▶ SOURCE MATERIAL:

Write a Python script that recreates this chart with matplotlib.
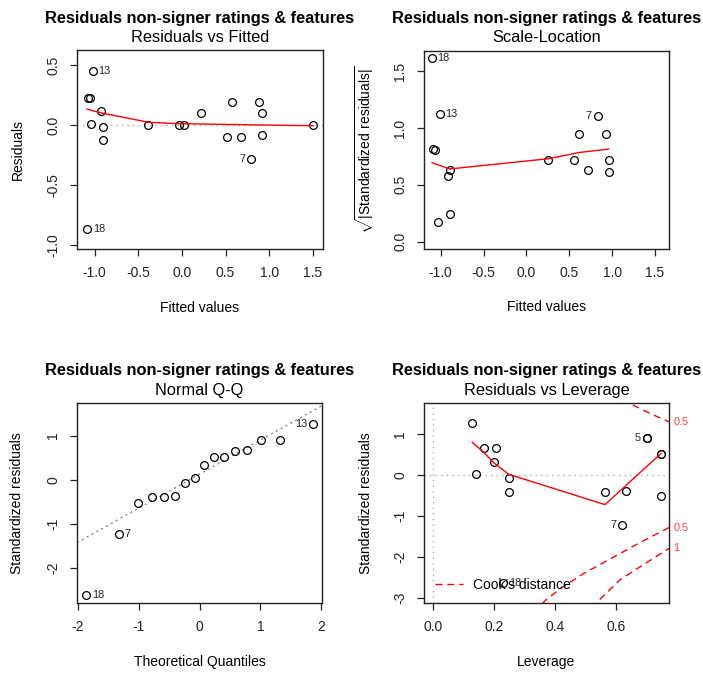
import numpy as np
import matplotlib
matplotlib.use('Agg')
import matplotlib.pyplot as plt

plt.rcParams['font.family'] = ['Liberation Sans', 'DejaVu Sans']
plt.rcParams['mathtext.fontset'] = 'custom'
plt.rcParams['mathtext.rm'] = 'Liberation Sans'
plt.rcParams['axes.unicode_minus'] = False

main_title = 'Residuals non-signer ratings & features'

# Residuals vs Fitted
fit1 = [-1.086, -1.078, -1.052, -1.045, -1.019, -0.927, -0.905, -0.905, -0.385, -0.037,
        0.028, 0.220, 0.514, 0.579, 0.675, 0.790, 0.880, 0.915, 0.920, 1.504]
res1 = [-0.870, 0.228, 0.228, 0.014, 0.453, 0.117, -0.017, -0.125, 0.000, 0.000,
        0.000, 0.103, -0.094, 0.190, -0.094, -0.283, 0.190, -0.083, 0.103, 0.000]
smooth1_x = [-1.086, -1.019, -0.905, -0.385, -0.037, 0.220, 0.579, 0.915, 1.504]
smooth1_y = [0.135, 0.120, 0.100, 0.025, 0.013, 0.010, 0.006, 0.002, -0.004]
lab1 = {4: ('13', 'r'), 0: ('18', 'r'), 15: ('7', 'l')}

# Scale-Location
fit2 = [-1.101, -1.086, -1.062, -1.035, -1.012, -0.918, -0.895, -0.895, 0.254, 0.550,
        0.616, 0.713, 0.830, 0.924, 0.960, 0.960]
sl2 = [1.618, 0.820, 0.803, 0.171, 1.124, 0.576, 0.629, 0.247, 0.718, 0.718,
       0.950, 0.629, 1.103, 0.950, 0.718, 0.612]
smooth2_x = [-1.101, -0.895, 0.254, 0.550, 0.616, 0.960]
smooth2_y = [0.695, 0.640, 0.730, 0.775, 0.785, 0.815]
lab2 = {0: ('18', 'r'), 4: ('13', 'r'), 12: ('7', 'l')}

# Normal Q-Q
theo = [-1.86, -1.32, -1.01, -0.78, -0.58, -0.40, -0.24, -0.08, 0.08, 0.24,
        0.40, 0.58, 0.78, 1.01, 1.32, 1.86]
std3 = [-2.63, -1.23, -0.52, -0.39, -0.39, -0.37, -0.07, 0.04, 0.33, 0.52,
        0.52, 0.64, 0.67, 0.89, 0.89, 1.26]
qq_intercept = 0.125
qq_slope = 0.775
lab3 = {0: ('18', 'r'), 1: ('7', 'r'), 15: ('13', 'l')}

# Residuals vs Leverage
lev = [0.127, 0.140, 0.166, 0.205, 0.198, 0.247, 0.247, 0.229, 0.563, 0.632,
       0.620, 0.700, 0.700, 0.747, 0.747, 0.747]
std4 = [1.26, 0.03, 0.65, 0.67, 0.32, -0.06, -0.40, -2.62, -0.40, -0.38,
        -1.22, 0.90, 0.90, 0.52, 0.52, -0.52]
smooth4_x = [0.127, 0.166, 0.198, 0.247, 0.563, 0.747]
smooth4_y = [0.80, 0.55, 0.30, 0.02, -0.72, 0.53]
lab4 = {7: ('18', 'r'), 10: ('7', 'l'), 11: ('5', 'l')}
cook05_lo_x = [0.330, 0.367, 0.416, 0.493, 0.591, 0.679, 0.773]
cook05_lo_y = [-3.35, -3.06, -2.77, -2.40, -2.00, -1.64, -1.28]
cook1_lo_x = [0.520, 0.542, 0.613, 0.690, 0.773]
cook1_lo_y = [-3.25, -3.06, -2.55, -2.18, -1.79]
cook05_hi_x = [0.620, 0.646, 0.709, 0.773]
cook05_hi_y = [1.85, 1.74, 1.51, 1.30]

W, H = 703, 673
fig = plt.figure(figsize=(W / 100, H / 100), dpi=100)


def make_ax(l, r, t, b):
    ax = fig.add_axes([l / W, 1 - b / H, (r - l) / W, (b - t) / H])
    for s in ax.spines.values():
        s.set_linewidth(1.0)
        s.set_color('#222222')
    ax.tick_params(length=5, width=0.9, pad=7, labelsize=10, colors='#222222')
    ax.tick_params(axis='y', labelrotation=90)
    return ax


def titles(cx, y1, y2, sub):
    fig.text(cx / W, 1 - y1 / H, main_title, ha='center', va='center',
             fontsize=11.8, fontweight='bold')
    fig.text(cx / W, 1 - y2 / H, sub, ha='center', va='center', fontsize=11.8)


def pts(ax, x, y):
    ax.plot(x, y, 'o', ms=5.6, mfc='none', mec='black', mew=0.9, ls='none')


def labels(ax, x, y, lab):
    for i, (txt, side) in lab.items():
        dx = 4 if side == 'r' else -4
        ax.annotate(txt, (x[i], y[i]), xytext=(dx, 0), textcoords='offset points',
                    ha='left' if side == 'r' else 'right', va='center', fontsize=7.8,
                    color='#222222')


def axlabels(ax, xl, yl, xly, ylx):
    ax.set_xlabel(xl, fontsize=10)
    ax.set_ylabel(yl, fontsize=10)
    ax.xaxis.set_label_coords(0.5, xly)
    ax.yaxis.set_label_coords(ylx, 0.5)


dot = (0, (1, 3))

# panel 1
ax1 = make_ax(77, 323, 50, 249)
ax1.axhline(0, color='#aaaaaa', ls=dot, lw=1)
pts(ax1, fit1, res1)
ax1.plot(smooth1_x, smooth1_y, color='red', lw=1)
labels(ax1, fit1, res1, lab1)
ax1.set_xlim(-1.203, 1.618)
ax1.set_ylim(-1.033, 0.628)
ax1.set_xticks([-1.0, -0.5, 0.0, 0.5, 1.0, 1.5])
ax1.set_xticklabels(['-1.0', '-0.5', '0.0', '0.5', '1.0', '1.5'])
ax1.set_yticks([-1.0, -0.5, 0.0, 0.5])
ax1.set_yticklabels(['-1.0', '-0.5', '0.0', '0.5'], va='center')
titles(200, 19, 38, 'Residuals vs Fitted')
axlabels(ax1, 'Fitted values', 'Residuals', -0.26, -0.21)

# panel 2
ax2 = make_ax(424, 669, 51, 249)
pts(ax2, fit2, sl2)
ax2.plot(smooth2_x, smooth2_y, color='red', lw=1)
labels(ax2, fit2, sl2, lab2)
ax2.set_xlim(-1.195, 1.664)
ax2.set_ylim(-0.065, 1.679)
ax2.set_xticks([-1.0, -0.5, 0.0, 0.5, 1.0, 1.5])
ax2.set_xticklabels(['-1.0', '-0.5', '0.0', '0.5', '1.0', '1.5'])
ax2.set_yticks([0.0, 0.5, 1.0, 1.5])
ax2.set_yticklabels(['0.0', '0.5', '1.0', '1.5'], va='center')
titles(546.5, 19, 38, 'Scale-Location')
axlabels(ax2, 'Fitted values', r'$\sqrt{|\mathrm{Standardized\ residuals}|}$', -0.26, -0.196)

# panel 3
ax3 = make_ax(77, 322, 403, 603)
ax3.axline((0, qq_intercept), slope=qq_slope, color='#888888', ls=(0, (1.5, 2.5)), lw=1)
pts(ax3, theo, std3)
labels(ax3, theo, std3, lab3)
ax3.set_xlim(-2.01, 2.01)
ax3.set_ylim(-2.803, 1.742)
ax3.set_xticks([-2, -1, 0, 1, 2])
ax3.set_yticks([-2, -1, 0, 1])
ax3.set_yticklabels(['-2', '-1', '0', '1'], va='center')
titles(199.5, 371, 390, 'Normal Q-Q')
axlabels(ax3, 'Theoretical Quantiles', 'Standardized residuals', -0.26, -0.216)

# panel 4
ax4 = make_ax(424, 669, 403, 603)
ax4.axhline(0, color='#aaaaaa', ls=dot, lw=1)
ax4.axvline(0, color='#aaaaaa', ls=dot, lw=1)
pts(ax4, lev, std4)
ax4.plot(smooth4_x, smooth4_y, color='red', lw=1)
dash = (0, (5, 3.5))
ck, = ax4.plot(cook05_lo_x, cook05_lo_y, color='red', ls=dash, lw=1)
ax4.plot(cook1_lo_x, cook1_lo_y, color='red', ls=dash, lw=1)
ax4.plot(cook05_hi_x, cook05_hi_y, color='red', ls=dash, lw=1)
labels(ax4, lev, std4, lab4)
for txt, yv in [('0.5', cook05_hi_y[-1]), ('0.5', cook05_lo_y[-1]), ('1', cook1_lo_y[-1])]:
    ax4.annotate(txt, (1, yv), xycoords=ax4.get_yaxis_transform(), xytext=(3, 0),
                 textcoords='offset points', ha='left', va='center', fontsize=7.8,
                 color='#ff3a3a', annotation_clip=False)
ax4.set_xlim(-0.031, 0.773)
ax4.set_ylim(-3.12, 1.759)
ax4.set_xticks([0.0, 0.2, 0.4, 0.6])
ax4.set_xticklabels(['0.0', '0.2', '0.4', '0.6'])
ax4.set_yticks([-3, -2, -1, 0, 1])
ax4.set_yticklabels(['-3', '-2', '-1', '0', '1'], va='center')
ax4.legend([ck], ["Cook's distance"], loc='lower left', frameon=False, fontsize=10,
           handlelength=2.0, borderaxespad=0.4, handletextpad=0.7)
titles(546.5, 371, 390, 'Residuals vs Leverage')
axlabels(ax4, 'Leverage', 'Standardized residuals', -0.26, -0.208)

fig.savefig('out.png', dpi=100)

▶ SET EXERCISE: Begin at the first line of the data above and repeat each line exactly, stopping after the line containing "main_title = 'Residuals". Omit the pictures.

▶ FINAL ANSWER:
Write a Python script that recreates this chart with matplotlib.
import numpy as np
import matplotlib
matplotlib.use('Agg')
import matplotlib.pyplot as plt

plt.rcParams['font.family'] = ['Liberation Sans', 'DejaVu Sans']
plt.rcParams['mathtext.fontset'] = 'custom'
plt.rcParams['mathtext.rm'] = 'Liberation Sans'
plt.rcParams['axes.unicode_minus'] = False

main_title = 'Residuals non-signer ratings & features'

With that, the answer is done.